I’ve written widely about the evolution of road bikes that fit wider tires and thus create a more comfortable ride. The carbon fiber Trek Domane SLR 7 Disc ($6,500) is the paragon of this niche. The breadth of terrain we rode demanded a versatile bike: the high mountain climbs recommended a light climbing machine, the sometimes pocked and pitted asphalt argued for comfort and against too feathery, and the mix of asphalt and gravel roads meant that super-skinny tires would likely founder. The Domane was the perfect balance, with clearance for big tires and decouplers in the front and rear of the frame to take the edge off the rough. Yet, at just a little over 18 pounds, this bike was plenty snappy and light for hours of climbing. On group days over pavement, I could dial up the rear-end stiffness for an even punchier ride.
Anyone who decries disc brakes need only spend 30 miles descending in wet conditions, as we did one day, to realize just how superior they are to rim models. The tubeless 32c slick tires did admirably well, even on some 20-mile stretches of rock-scarred dirt roads. (If I were to make one change for next time, I’d probably either choose an even wider slick, say 38c, or pack a set of knobbies like the Specialized Trigger for days that were predominantly on dirt.)
Trek has built what is surely the most versatile road bike around—the perfect compromise between a hard-edged racer and full-fledged gravel machine. I am convinced that there’s currently no better all-around road bike on the market.
Given that our route was composed of large swaths of dirt and gravel, a durable mountain pedal made sense: the Shimano Deore XT M8000 Pedal ($60) is tried and true, and SPDs are probably the most common setup on the planet should you need spare parts. I also like the recessed-cleat arrangement, which means you can run a knobby-soled shoe like the Northwave Outcross Plus ($140) so you’re not slipping and crashing around cobbled plazas and forest roads on raised road cleats when you get off the bike.
These shoes pack high-end features—a spin-dial closure for fine-tuning the fit, a variable-stiffness sole for just the right balance between pedaling and walking performance, and a sticky Michelin rubber outsole—all in a surprisingly economical package. That’s another thing I consider when traveling: I don’t like to bring my most expensive gear, lest the airlines lose it or I forget something in a hotel room. Along those lines, I subbed out the Northwave insoles with a set of Currexsole Bikepro Insoles ($50) instead of my custom orthotics. The fit-specific design provides much more structure and support than the stock models in 90 percent of cycling cleats, but they don’t cost a fortune.
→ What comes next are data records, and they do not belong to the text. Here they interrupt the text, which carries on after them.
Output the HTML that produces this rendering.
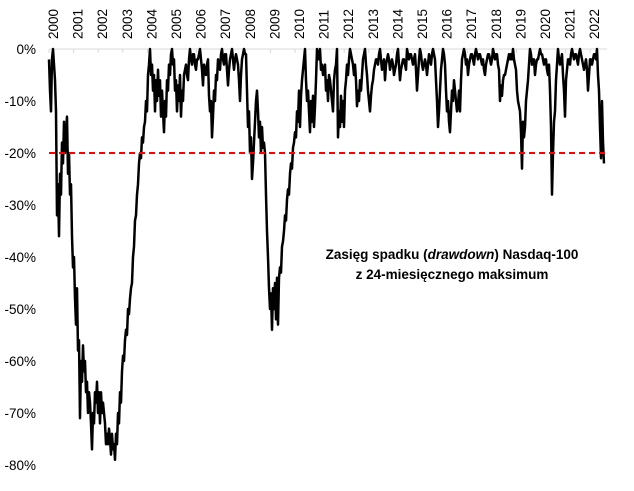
<!DOCTYPE html>
<html><head><meta charset="utf-8"><style>
html,body{margin:0;padding:0;background:#fff;}
svg{display:block;font-family:"Liberation Sans",sans-serif;}
</style></head><body>
<svg id="chart" width="634" height="491"></svg>
<script>
const startYear = 2000.0;
const stepYears = 1/24.6;
const yearTicks = [2000,2001,2002,2003,2004,2005,2006,2007,2008,2009,2010,2011,2012,2013,2014,2015,2016,2017,2018,2019,2020,2021,2022];
const yTicks = [0,-10,-20,-30,-40,-50,-60,-70,-80];
const thresholdValue = [-20];
const drawdown = [
-2,-8,-12,-2,0,-3,-6,-12,-32,-26,
-36,-24,-28,-18,-22,-14,-20,-16,-13,-24,
-20,-28,-26,-36,-42,-40,-48,-53,-46,-58,
-56,-71,-60,-64,-57,-62,-60,-66,-64,-70,
-66,-68,-72,-77,-70,-72,-66,-68,-64,-70,
-66,-72,-66,-70,-68,-70,-72,-76,-74,-76,
-73,-75,-78,-74,-77,-76,-79,-74,-76,-70,
-72,-66,-68,-62,-59,-60,-56,-54,-55,-50,
-51,-48,-46,-45,-40,-38,-33,-32,-28,-26,
-22,-20,-21,-17,-18,-15,-14,-10,-12,-5,
-3,0,-5,-3,-8,-5,-12,-6,-10,-4,
-9,-6,-13,-8,-12,-16,-10,-13,-6,-8,
-3,-5,-1,0,-3,-2,-8,-6,-12,-7,
-10,-5,-13,-8,-10,-5,-4,-3,-5,-6,
-2,0,-2,-3,-1,-1,-3,-4,-2,-2,
-1,0,-2,-4,-7,-3,-4,-5,-3,-2,
-9,-12,-10,-17,-13,-8,-10,-5,-6,-2,
-3,-4,-1,0,-2,-3,-1,-1,-4,-7,
-4,-2,-1,0,-2,-4,-2,-1,-2,-3,
-6,-10,-5,-2,-1,0,-1,-1,-8,-15,
-12,-20,-17,-25,-22,-18,-14,-10,-8,-12,
-17,-14,-20,-15,-19,-18,-20,-28,-35,-40,
-46,-50,-47,-54,-46,-50,-45,-52,-44,-53,
-44,-42,-43,-38,-37,-35,-32,-33,-29,-27,
-28,-24,-22,-23,-19,-18,-16,-17,-12,-14,
-8,-15,-9,-6,-4,-2,0,-6,-10,-8,
-12,-16,-10,-14,-9,-15,-11,-6,0,-1,
-2,0,-4,-3,-5,-4,-3,-8,-6,-10,
-5,-6,-8,-10,-12,-6,-4,-3,0,-17,
-12,-15,-9,-14,-10,-15,-8,-6,-3,-5,
-2,0,-1,-2,-3,-5,-3,-6,-11,-8,
-10,-6,-8,-5,-2,-1,0,-3,-5,-8,
-10,-12,-9,-7,-6,-4,-3,-2,-2,-3,
-1,0,-2,-4,-3,-2,-6,-3,-2,-1,
-2,-4,-3,-2,-3,-5,-4,-3,-1,0,
-3,-6,-4,-3,-2,-2,-3,-4,0,-1,
-2,-1,-1,-2,-3,-2,-1,-4,-8,-5,
-2,0,-1,-3,-4,-3,-2,-3,-5,-3,
-1,-2,-3,-1,0,-1,-2,-6,-10,-15,
-12,-8,-4,-2,0,-1,-3,-8,-12,-10,
-14,-16,-12,-8,-10,-6,-8,-10,-12,-11,
-8,-12,-6,-2,-1,0,-1,-3,-2,-5,
-3,-2,-1,-1,-2,-3,-1,0,-1,-2,
-1,-1,-2,-3,-2,-4,-5,-3,-2,-1,
-1,-2,-3,-2,0,-1,-2,-1,-1,-3,
-4,-10,-7,-9,-6,-5,-5,-4,-3,-2,
-1,-2,-1,-2,0,-2,-3,-4,-8,-10,
-11,-12,-16,-23,-14,-17,-15,-10,-8,-6,
-3,0,-1,-3,-2,-2,-5,-3,-2,-2,
-1,0,-1,-1,-2,-3,-2,-2,-4,-5,
-3,-8,-15,-28,-20,-14,-12,-6,-3,0,
-2,-3,-2,-1,-5,-8,-13,-6,-4,-2,
-2,-3,-1,0,-1,-2,-1,-1,-2,-3,
-1,0,-1,-2,-3,-4,-3,-2,-4,-8,
-5,-2,-2,-3,-2,-1,-1,-2,0,-5,
-8,-15,-21,-10,-18,-22
];

const NS = "http://www.w3.org/2000/svg";
const svg = document.getElementById('chart');
const X0 = 49, PX_PER_YEAR = 24.6, AXIS_END = 607;
const Y0 = 49, PX_PER_PCT = 5.2;
const xScale = yr => X0 + (yr - 2000) * PX_PER_YEAR;
const yScale = v => Y0 - v * PX_PER_PCT;
function mk(tag, attrs){ const e = document.createElementNS(NS, tag); for (const k in attrs) e.setAttribute(k, attrs[k]); return e; }

const axis = mk('line', {x1:X0, y1:Y0, x2:AXIS_END, y2:Y0, stroke:'#d9d9d9', 'stroke-width':1});


svg.appendChild(axis);

yearTicks.forEach(yr => {
  const x = xScale(yr);
  const t = mk('line', {x1:x, y1:Y0, x2:x, y2:Y0+4, stroke:'#d9d9d9', 'stroke-width':1});
  
  
  svg.appendChild(t);
  const lbl = mk('text', {x:0, y:0, 'font-size':13.5, fill:'#000', 'text-anchor':'start', transform:`translate(${x+9},39) rotate(-90)`});
  lbl.textContent = yr;
  
  
  svg.appendChild(lbl);
});

yTicks.forEach(v => {
  const lbl = mk('text', {x:36, y:yScale(v)+5, 'font-size':13.5, fill:'#000', 'text-anchor':'end'});
  lbl.textContent = v + '%';
  
  
  svg.appendChild(lbl);
});

let d = '';
drawdown.forEach((v, i) => {
  const x = xScale(startYear + i * stepYears);
  d += (i ? 'L' : 'M') + x.toFixed(2) + ',' + yScale(v).toFixed(2);
});
const path = mk('path', {d:d, fill:'none', stroke:'#000', 'stroke-width':2.5, 'stroke-linejoin':'round'});


svg.appendChild(path);

const th = mk('line', {x1:X0, y1:yScale(thresholdValue[0]), x2:AXIS_END, y2:yScale(thresholdValue[0]), stroke:'#ff0000', 'stroke-width':2, 'stroke-dasharray':'6,4'});


svg.appendChild(th);

const t1 = mk('text', {x:452, y:259, 'font-size':13.5, 'font-weight':'bold', 'text-anchor':'middle', fill:'#000'});
t1.innerHTML = 'Zasięg spadku (<tspan font-style="italic">drawdown</tspan>) Nasdaq-100';


svg.appendChild(t1);
const t2 = mk('text', {x:452, y:279, 'font-size':13.5, 'font-weight':'bold', 'text-anchor':'middle', fill:'#000'});
t2.textContent = 'z 24-miesięcznego maksimum';


svg.appendChild(t2);
</script>
</body></html>
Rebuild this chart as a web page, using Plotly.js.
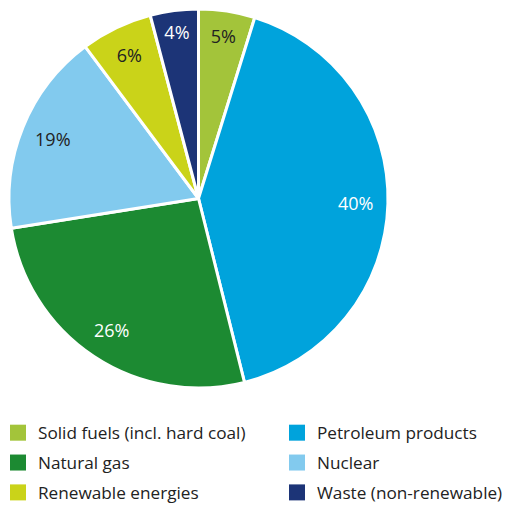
<!DOCTYPE html>
<html><head><meta charset="utf-8">
<script src="https://cdn.plot.ly/plotly-3.0.1.min.js"></script>
<style>html,body{margin:0;padding:0;background:#fff}#c{width:507px;height:505px}</style>
</head><body><div id="c"></div>
<script>
var labels = ["Solid fuels (incl. hard coal)", "Petroleum products", "Natural gas", "Nuclear", "Renewable energies", "Waste (non-renewable)"];
// slice sizes as drawn in the reference (share of total, %)
var values = [4.8, 41.3, 26.4, 17.3, 6.1, 4.1];
// percentages as printed on the slices
var pctLabels = ["5%", "40%", "26%", "19%", "6%", "4%"];
var colors = ["#a3c43a", "#00a3dc", "#1c8a32", "#82caee", "#cad319", "#1c3477"];
var textColors = ["#222222", "#ffffff", "#ffffff", "#222222", "#222222", "#ffffff"];
// legend column of each category (reading order in the reference legend)
var legendColumn = ["legend", "legend2", "legend", "legend2", "legend", "legend2"];

var dom = {x: [9/507, 388/507], y: [1 - 388/505, 1 - 9/505]};

var slices = {
  type: "pie",
  labels: labels,
  values: values,
  sort: false,
  direction: "clockwise",
  rotation: 0,
  marker: {colors: colors, line: {color: "#ffffff", width: 3}},
  textinfo: "none",
  hoverinfo: "none",
  showlegend: false,
  domain: dom
};

var textRing = {
  type: "pie",
  labels: labels,
  values: values,
  text: pctLabels,
  sort: false,
  direction: "clockwise",
  rotation: 0,
  hole: 0.66,
  showlegend: false,
  marker: {colors: labels.map(function(){return "rgba(0,0,0,0)";}), line: {width: 0}},
  texttemplate: "%{text}",
  textposition: "inside",
  insidetextorientation: "horizontal",
  insidetextfont: {family: "Open Sans", size: 18, color: textColors},
  hoverinfo: "none",
  domain: dom
};

// legend entries (no plotted points, only legend swatches)
var legendTraces = labels.map(function(lab, i){
  return {
    type: "scatter", mode: "markers", x: [null], y: [null],
    name: lab, legend: legendColumn[i], legendgroup: "g" + i,
    marker: {symbol: "square", size: 16, color: colors[i], line: {width: 0}},
    hoverinfo: "none", showlegend: true
  };
});

var legendCommon = {
  xref: "paper", yref: "paper", xanchor: "left", yanchor: "top",
  y: 1 - 415/505, traceorder: "grouped", tracegroupgap: 4.5,
  font: {family: "Open Sans", size: 17.2, color: "#222"},
  bgcolor: "rgba(0,0,0,0)", borderwidth: 0, itemclick: false
};

var layout = {
  width: 507, height: 505,
  margin: {l: 0, r: 0, t: 0, b: 0, autoexpand: false},
  paper_bgcolor: "#fff", plot_bgcolor: "rgba(0,0,0,0)",
  font: {family: "Open Sans", size: 17.2, color: "#222"},
  showlegend: true,
  xaxis: {visible: false}, yaxis: {visible: false},
  legend: Object.assign({}, legendCommon, {x: -2/507}),
  legend2: Object.assign({}, legendCommon, {x: 277/507})
};
Plotly.newPlot("c", [slices, textRing].concat(legendTraces), layout, {displayModeBar: false, staticPlot: true});
</script></body></html>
For touring, I wouldn’t trade my Kitsbow Rudy Jersey ($130) for anything. This collared, polo-style top is packed with technical features that keep you comfy on the bike—ventilation across the shoulders, a gripper bead at the waist, a rear zip pocket for stowing small gear, and a tethered glasses wipe in the pocket—yet it’s put together enough for a post-ride interview with the mayor. Even after a week of riding, the stretch merino wool felt soft on the skin and didn’t stink. Similarly, the Mission Workshop Traverse ($165) is one of the most durable, hard-working pair of travel baggies, built from a fast-drying lightweight nylon and cut below the knee for when you get to the city.
I paired them with the 7Mesh MK2 Bib Short ($200), which has become my go-to for touring because the low-profile pad is comfy enough for a full day in the saddle but not so bulky that it shows. The only truly expensive piece of kit I brought along—and one I never leave home without—was the Castelli Idro Jacket ($350). Using the latest iteration of Gore Active, this stripped-down shell is so feathery (120 grams) and small that it folds up to about the size of an energy bar, ensuring you’re never caught without full waterproof protection. And, yes, it (barely) fits in the Rudy’s stow pocket.